Fulenwider appears frequently as a judge on the Emmy-winning TV show Project Runway and as a mentor on Project Runway All Stars. She is an advisor to numerous councils such as the New York State Council on Women.

==Early life and career==
Fulenwider became interested in editing when she served as the editor of her high school newspaper. She studied English and American Literature at Harvard University. She wrote a few articles for The Harvard Crimson, but ended up at the literary magazine there. After graduating magna cum laude with a B.A. in English and American Literature from Harvard in 1995, Fulenwider began an internship at David Lauren's startup Swing magazine, a magazine aimed at people in their 20s, which launched her career in journalism.

Fulenwider worked as an assistant for George Plimpton at The Paris Review, and aided him as a researcher for his biography on Truman Capote. As a senior editor for Vanity Fair she edited best-selling authors such as Dominick Dunne, Buzz Bissinger, and Fran Lebowitz. From September 2009 she was executive editor for Marie Claire under Joanna Coles, before being appointed the editor-in-chief of Brides in October 2011. At Brides Fulenwider gradually moved the focus of the magazine from strictly being about weddings to include more content about sex, travel and finance. Fulenwider resigned at Brides in May 2012 before starting her position as editor-in-chief of Marie Claire in September 2012.

==Marie Claire==
As editor-in-chief of Marie Claire, Fulenwider oversaw all content for its print magazine, website, tablet editions and brand extensions. She was responsible for introducing initiatives such as the Fresh Faces, Image Makers Awards, The Power Trip and the magazine's first sustainability issue. The Fresh Faces is the magazine's spotlight on up-and-coming talents today, and has had its own annual party in Los Angeles since 2013. The Image Maker's Awards have been held annually in Hollywood since January 2015 and honor the makeup artists, hair and fashion stylists working in the film industry. The Power Trip is a women's conference, bringing together "100 power women from the East Coast to meet 100 power women on the West coast for a 36-hour bi-coastal celebration that begins in the sky".

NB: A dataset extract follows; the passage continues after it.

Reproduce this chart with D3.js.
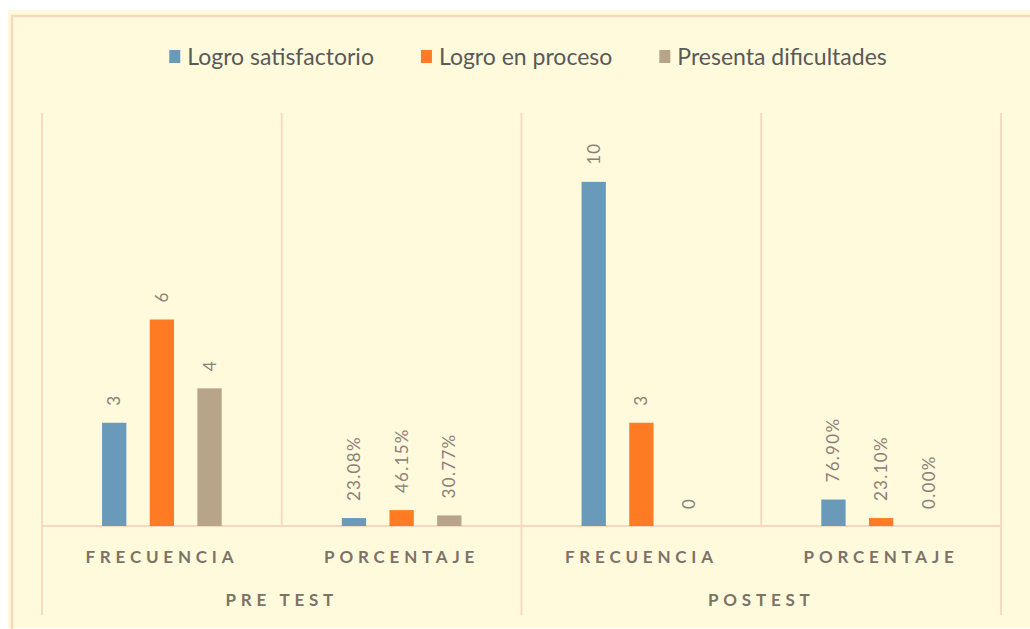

On December 9, 2019, The New York Times reported that Anne Fulenwider would be leaving her post at the end of the year to build a start-up dedicated to women's health.

==Other work==
Fulenwider appears frequently as a judge on the TV show Project Runway and as a mentor on Project Runway All Stars. She is an advisor to the UN Foundation's Girl Up, an advisor to the ANNpower Vital Voices Advisory Council since 2013, the Corporation for Public Broadcasting's ITVS Women & Girls Leadership Council since 2014, and All in Together, Women Leading Change. Since 2017 has been on the New York State Council on Women. She has spoken at numerous events, including the World Government Summit, the Student Career Conference, LIM College, and many others. She has been an interviewer for South by Southwest (SXSW), has been a host of panels at Internet Week New York, and Create and Cultivate in New York (in May 2019). She has also appeared as a guest on programmes such as NBC's Today show.

==Personal life==
Fulenwider resides in Brooklyn, New York with her husband, who is a branding/media strategist, and their two children.

==Awards and honors==
At Marie Claire, Fulenwider was named Media Industry Newsletter 's "Editor of the Year" in 2013; Folio: Magazine 's "Editor of the Year" in 2015; and "Women in Media Industry Leader" in 2016. With the magazine, she has earned several American Society of Magazine Editors (ASME) nominations, including General Excellence in 2017; Cover of the Year in 2018; and in 2017, she was awarded Hearst's Innovation of the Year Award for launching The Power Trip.